Ainsi, ce que je pourrais, le futur des actes que je peux poser, est calculé à partir
de ce que j’ai été dans le passé. Et ce que j’ai été dans le passé se trouve retenu dans
une permanence qui dure jusqu’au présent sous la forme de données numériques
(raison pour laquelle, d’ailleurs, elles posent la question de leur oubli). On se retrouve
donc dans une forme de présent élargi, où le passé est maintenu sous forme de donnée
dans une permanence qui dure jusqu’au présent afin d’éclairer un futur qui est abordé
en termes de probabilités à partir de l’espace d’un calcul. Quel peut être cet « avenir »

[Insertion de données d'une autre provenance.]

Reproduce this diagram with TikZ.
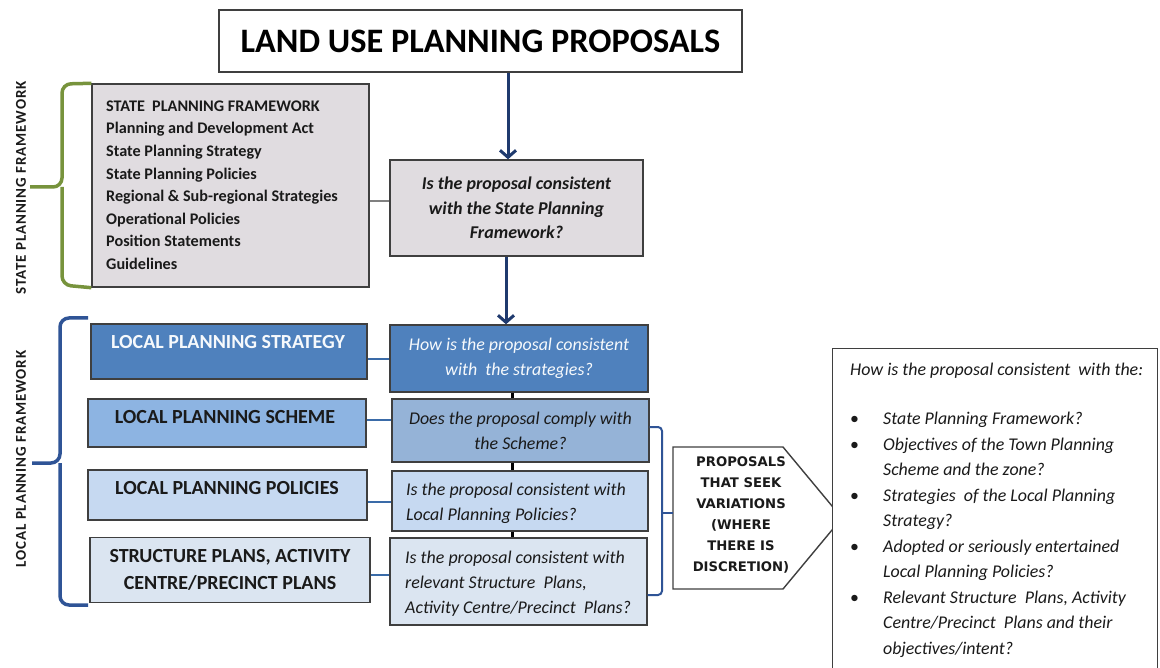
\documentclass[tikz,border=0pt]{standalone}
\usepackage{fontspec}
\setmainfont{Carlito}
\newfontfamily\verd{DejaVu Sans}
\usetikzlibrary{arrows.meta}
\definecolor{navy}{HTML}{1F3A6E}
\definecolor{grayfill}{HTML}{E0DCE0}
\definecolor{bord}{HTML}{3F3F3F}
\definecolor{blueA}{HTML}{4F81BD}
\definecolor{blueB}{HTML}{8DB4E2}
\definecolor{blueBq}{HTML}{95B3D7}
\definecolor{blueC}{HTML}{C6D9F1}
\definecolor{blueD}{HTML}{DBE5F1}
\definecolor{conblue}{HTML}{3A6BA8}
\definecolor{brblue}{HTML}{2F5496}
\definecolor{brgreen}{HTML}{77933C}
\definecolor{txt}{HTML}{1A1A1A}
\tikzset{
  box/.style={draw=bord, line width=1.4pt, inner sep=0pt},
  arr/.style={draw=navy, line width=3pt, -{Straight Barb[length=7pt,width=16pt]}},
  gline/.style={draw=gray, line width=2pt},
  bline/.style={draw=conblue, line width=2pt},
  kline/.style={draw=black, line width=3pt},
  lbl/.style={inner sep=0pt, text=txt},
  brace/.style={line width=3.5pt, rounded corners=9pt},
  vtext/.style={lbl, rotate=90, font=\fontsize{15}{17}\selectfont\bfseries\addfontfeature{LetterSpace=6}},
}
\newcommand{\sfs}{\fontsize{16.2}{22.6}\selectfont\bfseries}
\newcommand{\lfs}{\fontsize{20}{27}\selectfont\bfseries}
\newcommand{\qfs}{\fontsize{17.9}{24.8}\selectfont\itshape}
\newcommand{\rfs}{\fontsize{17.9}{25.5}\selectfont\itshape}
\newcommand{\bul}{\makebox[33pt][l]{\upshape\textbullet}}
\newcommand{\ind}{\hspace*{33pt}}
\begin{document}
\begin{tikzpicture}[x=1pt,y=-1pt]
\useasboundingbox (0,0) rectangle (1160,668);
\fill[white] (0,0) rectangle (1160,668);
% title
\node[box, fill=white, minimum width=523, minimum height=62] (title) at (480.5,41)
  {\fontsize{34.3}{40}\selectfont\bfseries LAND USE PLANNING PROPOSALS};
% state framework
\node[box, fill=grayfill, minimum width=277, minimum height=203] (state) at (230.5,185.5) {};
\node[lbl, anchor=north west, align=left, font=\sfs] (stateT) at (106,100.5)
  {STATE~ PLANNING FRAMEWORK\\ Planning and Development Act\\ State Planning Strategy\\ State Planning Policies\\ Regional \& Sub-regional Strategies\\ Operational Policies\\ Position Statements\\ Guidelines};
\node[box, fill=grayfill, minimum width=253, minimum height=96, align=center,
  font=\fontsize{18}{24.5}\selectfont\bfseries\itshape, text=txt] (q1) at (516.5,208)
  {Is the proposal consistent\\ with the State Planning\\ Framework?};
% local framework left boxes
\node[box, fill=blueA, minimum width=276, minimum height=55] (lps) at (229,351.5) {};
\node[lbl, font=\lfs, text=white!95!blueA] (lpsT) at (228,342) {LOCAL PLANNING STRATEGY};
\node[box, fill=blueB, minimum width=278, minimum height=48] (lpsch) at (227,423) {};
\node[lbl, font=\lfs] (lpschT) at (225,417) {LOCAL PLANNING SCHEME};
\node[box, fill=blueC, minimum width=279, minimum height=50] (lpp) at (227.5,495) {};
\node[lbl, font=\lfs] (lppT) at (227,488) {LOCAL PLANNING POLICIES};
\node[box, fill=blueD, minimum width=280, minimum height=65, align=center,
  font=\fontsize{20}{27}\selectfont\bfseries, text=txt] (sp) at (230,570)
  {STRUCTURE PLANS, ACTIVITY\\ CENTRE/PRECINCT PLANS};
% right question boxes
\node[box, fill=blueA, minimum width=258, minimum height=67, align=center, font=\qfs,
  text=white!95!blueA] (qlps) at (519,358.5)
  {How is the proposal consistent\\ with~ the strategies?};
\node[box, fill=blueBq, minimum width=257, minimum height=63, align=center, font=\qfs,
  text=txt] (qsch) at (520.5,430.5)
  {Does the proposal comply with\\ the Scheme?};
\node[box, fill=blueC, minimum width=256, minimum height=60] (qlpp) at (520,501) {};
\node[lbl, anchor=west, align=left, font=\qfs] (qlppT) at (406,503)
  {Is the proposal consistent with\\ Local Planning Policies?};
\node[box, fill=blueD, minimum width=257, minimum height=87] (qsp) at (518.5,581.5) {};
\node[lbl, anchor=west, align=left, font=\qfs] (qspT) at (405,584)
  {Is the proposal consistent with\\ relevant Structure~ Plans,\\ Activity Centre/Precinct~ Plans?};
% arrows
\coordinate (ax) at (508,0);
\coordinate (bx) at (506,0);
\draw[arr] (title.south -| ax) -- (q1.north -| ax);
\draw[arr] (q1.south -| bx) -- (qlps.north -| bx);
% connectors
\coordinate (c1) at (0,201);
\draw[gline] (state.east |- c1) -- (q1.west |- c1);
\coordinate (c2) at (0,359);
\coordinate (c3) at (0,420);
\coordinate (c4) at (0,502);
\coordinate (c5) at (0,575);
\draw[bline] (lps.east |- c2) -- (qlps.west |- c2);
\draw[bline] (lpsch.east |- c3) -- (qsch.west |- c3);
\draw[bline] (lpp.east |- c4) -- (qlpp.west |- c4);
\draw[bline] (sp.east |- c5) -- (qsp.west |- c5);
\coordinate (sx) at (512,0);
\draw[kline] (qlps.south -| sx) -- (qsch.north -| sx);
\draw[kline] (qsch.south -| sx) -- (qlpp.north -| sx);
\draw[kline] (qlpp.south -| sx) -- (qsp.north -| sx);
% state bracket
\coordinate (gtip) at (30,187);
\draw[brace, draw=brgreen] (state.north west) -- (62,84) -- (62,187) -- (gtip);
\draw[brace, draw=brgreen] (state.south west) -- (62,285) -- (62,187);
\node[vtext] (spfT) at (21,188) {STATE PLANNING FRAMEWORK};
% local bracket
\coordinate (ltip) at (32,463);
\draw[brace, draw=brblue] (88,318) -- (60,318) -- (60,463) -- (ltip);
\draw[brace, draw=brblue] (88,605) -- (60,605) -- (60,463);
\node[vtext] (lpfT) at (21,459) {LOCAL PLANNING FRAMEWORK};
% pentagon
\coordinate (hexL) at (673,513);
\draw[box, fill=white] (673,447) -- (783,447) -- (842,518) -- (783,589) -- (673,589) -- cycle;
\node[lbl, align=center, font=\verd\fontsize{13.2}{21}\selectfont\bfseries] (hexT) at (741,514.5)
  {PROPOSALS\\ THAT SEEK\\ VARIATIONS\\ (WHERE\\ THERE IS\\ DISCRETION)};
% right bracket
\draw[line width=2pt, draw=brblue, rounded corners=4pt] (qsch.east |- 0,427) -- (662,427) -- (662,595) -- (qsp.east |- 0,595);
\draw[line width=2pt, draw=brblue] (662,513) -- (hexL);
% right box
\node[box, fill=white, minimum width=325, minimum height=340, anchor=north west] (rbox) at (832,348) {};
\node[lbl, anchor=north west, align=left, font=\rfs] (rboxT) at (850,363)
  {How is the proposal consistent~ with the:\\[23.5pt]
   \bul State Planning Framework?\\
   \bul Objectives of the Town Planning\\
   \ind Scheme and the zone?\\
   \bul Strategies~ of the Local Planning\\
   \ind Strategy?\\
   \bul Adopted or seriously entertained\\
   \ind Local Planning Policies?\\
   \bul Relevant Structure~ Plans, Activity\\
   \ind Centre/Precinct~ Plans and their\\
   \ind objectives/intent?};
\end{tikzpicture}
\end{document}
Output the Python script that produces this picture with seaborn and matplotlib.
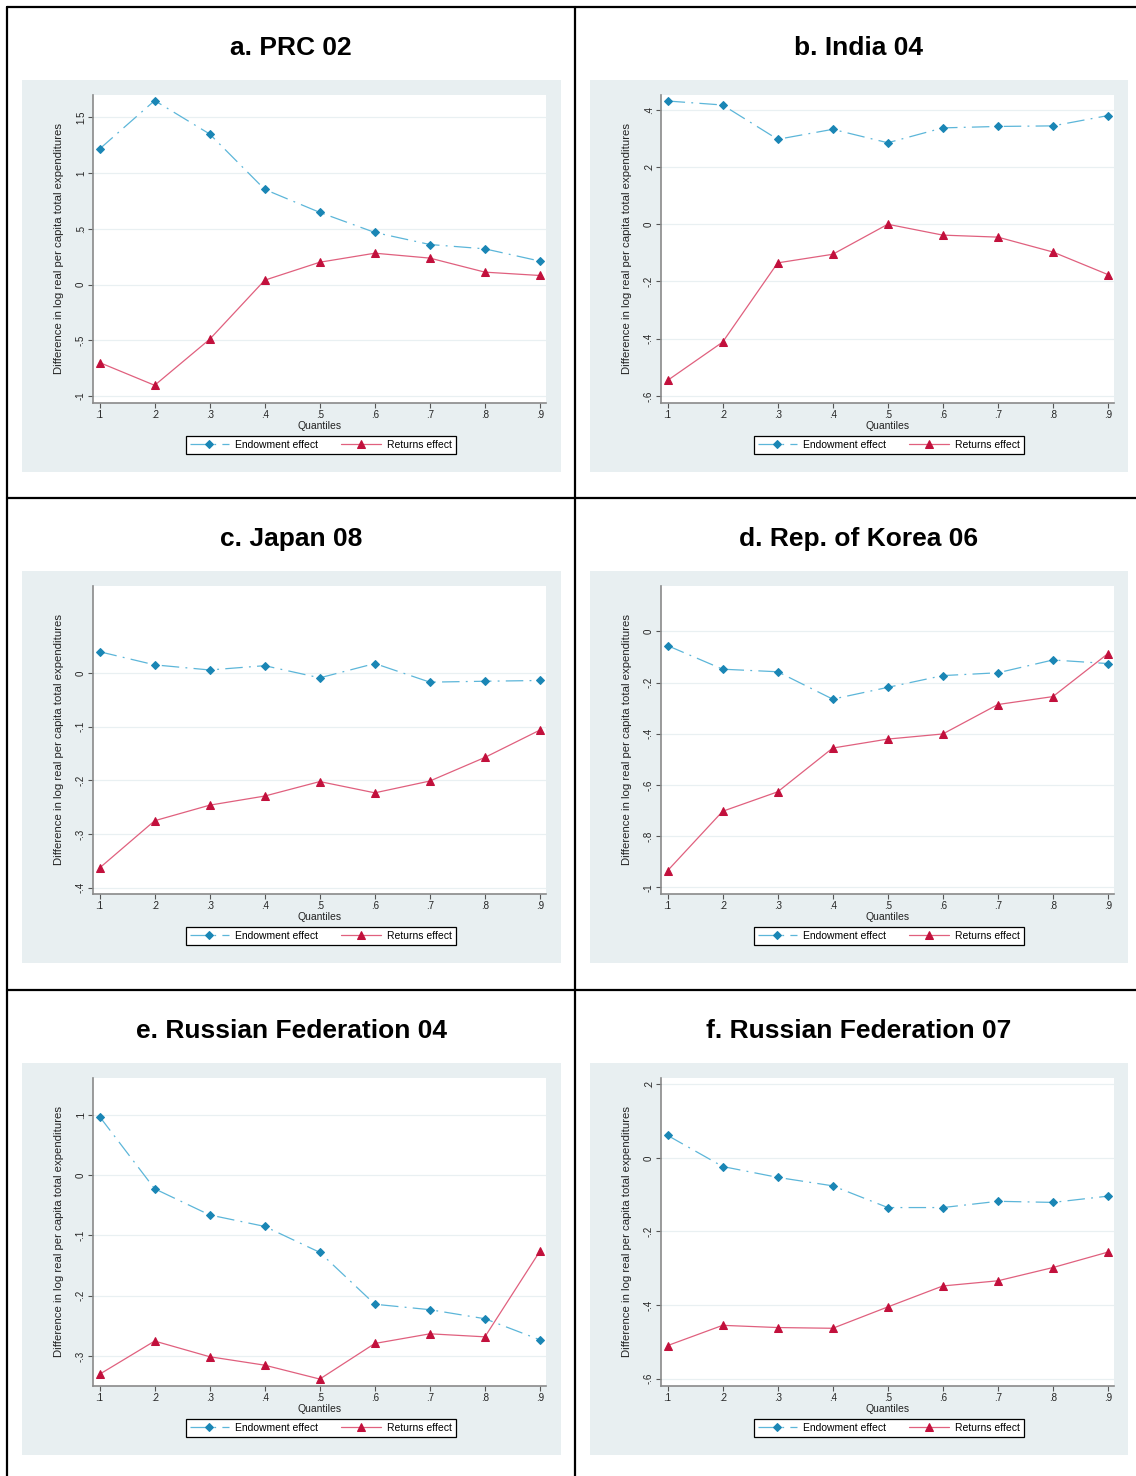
import numpy as np
import pandas as pd
import matplotlib
matplotlib.use("Agg")
import matplotlib.pyplot as plt
from matplotlib.lines import Line2D
from matplotlib.patches import Rectangle
import seaborn as sns

# data (quantiles .1 - .9)
quantiles = [0.1, 0.2, 0.3, 0.4, 0.5, 0.6, 0.7, 0.8, 0.9]
titles = ["a. PRC 02", "b. India 04", "c. Japan 08",
          "d. Rep. of Korea 06", "e. Russian Federation 04", "f. Russian Federation 07"]

endow_prc = [1.216, 1.65, 1.35, 0.853, 0.647, 0.467, 0.359, 0.32, 0.21]
returns_prc = [-0.70, -0.904, -0.491, 0.039, 0.20, 0.281, 0.237, 0.111, 0.081]

endow_ind = [0.431, 0.417, 0.297, 0.332, 0.285, 0.337, 0.342, 0.344, 0.380]
returns_ind = [-0.546, -0.412, -0.135, -0.105, 0.0, -0.038, -0.045, -0.097, -0.176]

endow_jpn = [0.040, 0.0155, 0.006, 0.014, -0.0087, 0.018, -0.0167, -0.015, -0.0136]
returns_jpn = [-0.363, -0.275, -0.246, -0.229, -0.202, -0.223, -0.201, -0.157, -0.106]

endow_kor = [-0.056, -0.148, -0.158, -0.265, -0.219, -0.173, -0.162, -0.112, -0.126]
returns_kor = [-0.935, -0.703, -0.627, -0.456, -0.421, -0.401, -0.286, -0.255, -0.087]

endow_rus04 = [0.097, -0.0226, -0.066, -0.085, -0.128, -0.214, -0.223, -0.238, -0.273]
returns_rus04 = [-0.330, -0.275, -0.301, -0.315, -0.338, -0.279, -0.263, -0.268, -0.126]

endow_rus07 = [0.061, -0.0235, -0.053, -0.076, -0.135, -0.135, -0.118, -0.121, -0.104]
returns_rus07 = [-0.510, -0.455, -0.461, -0.463, -0.405, -0.348, -0.334, -0.298, -0.256]

endow_all = [endow_prc, endow_ind, endow_jpn, endow_kor, endow_rus04, endow_rus07]
returns_all = [returns_prc, returns_ind, returns_jpn, returns_kor, returns_rus04, returns_rus07]

yticks_all = [
    [-1, -0.5, 0, 0.5, 1, 1.5],
    [-0.6, -0.4, -0.2, 0, 0.2, 0.4],
    [-0.4, -0.3, -0.2, -0.1, 0],
    [-1, -0.8, -0.6, -0.4, -0.2, 0],
    [-0.3, -0.2, -0.1, 0, 0.1],
    [-0.6, -0.4, -0.2, 0, 0.2],
]
ylims_all = [(-1.06, 1.70), (-0.624, 0.452), (-0.411, 0.1625),
             (-1.025, 0.177), (-0.349, 0.161), (-0.619, 0.217)]

sns.set_style("white")
plt.rcParams['font.family'] = ['Liberation Sans', 'DejaVu Sans']
plt.rcParams['text.color'] = 'black'

W, H = 1136, 1476
fig = plt.figure(figsize=(W / 100, H / 100), dpi=100)

BG = '#e8eff1'
ENDOW_LINE = '#5cb6d9'
ENDOW_MARK = '#1a86b5'
RET_LINE = '#e0607e'
RET_MARK = '#c2103c'
AXCOL = '#8a8a8a'


def stata_fmt(v):
    if abs(v) < 1e-9:
        return "0"
    s = f"{v:g}"
    s = s.replace("0.", ".")
    return s


def px_rect(x0, y0, x1, y1):
    # pixel box -> figure coords [left, bottom, width, height]
    return [x0 / W, 1 - y1 / H, (x1 - x0) / W, (y1 - y0) / H]


col_x = [(22, 561, 93, 546, 291), (590, 1128, 661, 1114, 859)]
row_y = [0, 491, 983]

for i in range(6):
    r, c = divmod(i, 2)
    gx0, gx1, px0, px1, tx = col_x[c]
    dy = row_y[r]

    # light gray panel background
    fig.patches.append(Rectangle((gx0 / W, 1 - (472 + dy) / H), (gx1 - gx0) / W, 392 / H,
                                 transform=fig.transFigure, facecolor=BG,
                                 edgecolor='none', zorder=-5))
    fig.text(tx / W, 1 - (48 + dy) / H, titles[i], ha='center', va='center',
             fontsize=19, fontweight='bold', color='black')

    ax = fig.add_axes(px_rect(px0, 95 + dy, px1, 402.7 + dy))
    ax.set_zorder(5)
    ax.set_facecolor('white')

    df = pd.DataFrame({"q": quantiles, "endow": endow_all[i], "ret": returns_all[i]})
    sns.lineplot(data=df, x="q", y="endow", ax=ax, color=ENDOW_LINE, linewidth=0.9,
                 linestyle=(0, (14, 5, 1.5, 5)), marker='D', markersize=4,
                 markerfacecolor=ENDOW_MARK, markeredgecolor=ENDOW_MARK,
                 label="Endowment effect", zorder=3)
    sns.lineplot(data=df, x="q", y="ret", ax=ax, color=RET_LINE, linewidth=0.9,
                 marker='^', markersize=5.8,
                 markerfacecolor=RET_MARK, markeredgecolor=RET_MARK,
                 label="Returns effect", zorder=3)

    ax.set_xlim(0.088, 0.911)
    ax.set_ylim(*ylims_all[i])
    ax.set_xticks(quantiles)
    ax.set_xticklabels([stata_fmt(q) for q in quantiles])
    ax.set_yticks(yticks_all[i])
    ax.set_yticklabels([stata_fmt(v) for v in yticks_all[i]], rotation=90, va='center')

    ax.grid(axis='y', color='#e9f0f2', linewidth=0.9)
    ax.grid(axis='x', visible=False)
    ax.set_axisbelow(True)
    for s in ['top', 'right']:
        ax.spines[s].set_visible(False)
    for s in ['left', 'bottom']:
        ax.spines[s].set_color(AXCOL)
        ax.spines[s].set_linewidth(1.2)
    ax.tick_params(axis='both', which='major', direction='out', length=3.5, width=0.8,
                   color='#555555', labelsize=7, pad=1.5, labelcolor='#222222',
                   left=True, bottom=True)

    ax.set_xlabel("Quantiles", fontsize=7.5, labelpad=1, color='#222222')
    ax.set_ylabel("Difference in log real per capita total expenditures",
                  fontsize=8.2, labelpad=9, color='#222222')

    leg = ax.legend(loc='center', bbox_to_anchor=(0.503, -0.1375), ncol=2,
                    fontsize=7.5, frameon=True, fancybox=False, framealpha=1,
                    edgecolor='black', handlelength=3.8, columnspacing=2.2,
                    handletextpad=0.6, borderpad=0.35, numpoints=1)
    leg.get_frame().set_linewidth(0.9)

# black frame lines between the panels
def hline(y, x0=7, x1=W):
    fig.add_artist(Line2D([x0 / W, x1 / W], [1 - y / H, 1 - y / H],
                          transform=fig.transFigure, color='black', linewidth=1.6))


def vline(x, y0=7, y1=H):
    fig.add_artist(Line2D([x / W, x / W], [1 - y0 / H, 1 - y1 / H],
                          transform=fig.transFigure, color='black', linewidth=1.6))


hline(7)
hline(497.5)
hline(990)
vline(7)
vline(575)

fig.savefig("out.png", dpi=100, facecolor='white')
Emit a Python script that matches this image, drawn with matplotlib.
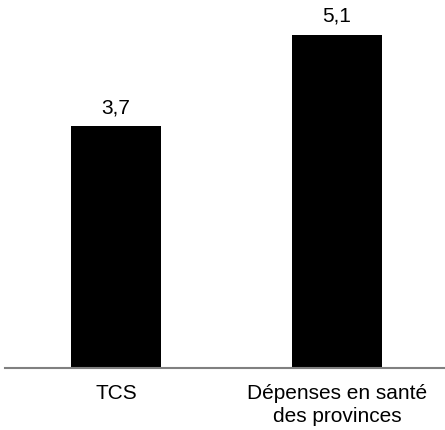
import matplotlib
matplotlib.use("Agg")
import matplotlib.pyplot as plt

categories = ["TCS", "Dépenses en santé\ndes provinces"]
values = [3.7, 5.1]
value_labels = ["3,7", "5,1"]

plt.rcParams["font.family"] = ["Liberation Sans", "DejaVu Sans"]

fig = plt.figure(figsize=(4.45, 4.31), dpi=100)
ax = fig.add_axes([0.0112, 0.1439, 0.9888, 0.856])

x = range(len(categories))
bars = ax.bar(x, values, width=0.407, color="black")

for bar, lab in zip(bars, value_labels):
    ax.annotate(lab, (bar.get_x() + bar.get_width() / 2, bar.get_height()),
                xytext=(0, 7), textcoords="offset points",
                ha="center", va="bottom", fontsize=15, color="black")

ax.set_xlim(-0.502, 1.489)
ax.set_ylim(0, 5.646)
ax.set_xticks(list(x))
ax.set_xticklabels(categories, fontsize=15, linespacing=1.32)
ax.tick_params(axis="x", length=0, pad=10.5)
ax.set_yticks([])

for side in ["top", "right", "left"]:
    ax.spines[side].set_visible(False)
ax.spines["bottom"].set_color("#808080")
ax.spines["bottom"].set_linewidth(1.5)

fig.savefig("out.png", dpi=100)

à partir du moment où il est anticipé ? Plutôt que de l’avenir, ne serait-il pas question
de futur antérieur (Sartre, 1970 ; Bergson, 1985), de passé qui se réalisera ? Dans ce
réel algorithmique des big data, ce qui existe, ce n’est pas tant l’avenir que le
probable tenu en éventail à partir d’un point de présence. Le présent algorithmique est
le carrefour, l’aiguillage duquel partent les multiples rails du probable. Un probable
pour ainsi dire organique, qui intègre les changements, afin de se redéployer selon de
nouvelles distributions. Que j’ajoute une lettre, moins attendue (parce que moins
statistiquement probable), au mot posé dans ma barre de recherche et voilà que ce que
je pourrais chercher se présente à moi avec de nouvelles propositions. Et même, que
j’adopte, en tant que « femme », des comportements à première vue inexplicables du
point de vue du profil « femme », et voilà que l’algorithme va soit apprendre à donner
à certains de mes comportements une pondération plus légère dans la construction de
la catégorie « femme » ou alors envisager mon changement de sexe. Quoi qu’il en
soit, ce serait toujours la distance qui sépare mon présent de mon probable qui se
trouverait réduite, et je ne ferais que devenir ce que j’aurais pu être. Le passé se
vérifierait dans le futur, le possible serait ramené à du probable calculé et le passé
deviendrait une rétention aveugle et décontextualisée (Merzeau, 2011) plutôt qu’une
inscription, une trace.
Finalement, ne serait-ce pas le temps comme flux (Bergson, 1984) ou comme
absence (Derrida, 1972) qui serait devenu impossible dans le réel algorithmique des
big data et les pratiques de mass personalization qu’elles déploient ? Si le passé est
retenu dans le présent et l’avenir anticipé à partir du présent, y’a-t-il autre chose qu’un
pur « présentisme » (Hartog, 2003 ; Guéguen, 2012), c’est-à-dire un règne du présent
qui exclut non seulement toute possibilité de passé (donc de mémoire) et de futur en
tant que transformation ? N’est-ce pas aussi cette « prison du présent » que
questionnent l’e-réputation et le droit à l’oubli ? Or, c’est précisément pour contrer
cette métaphysique de la pure présence que Derrida a fabriqué son concept de trace.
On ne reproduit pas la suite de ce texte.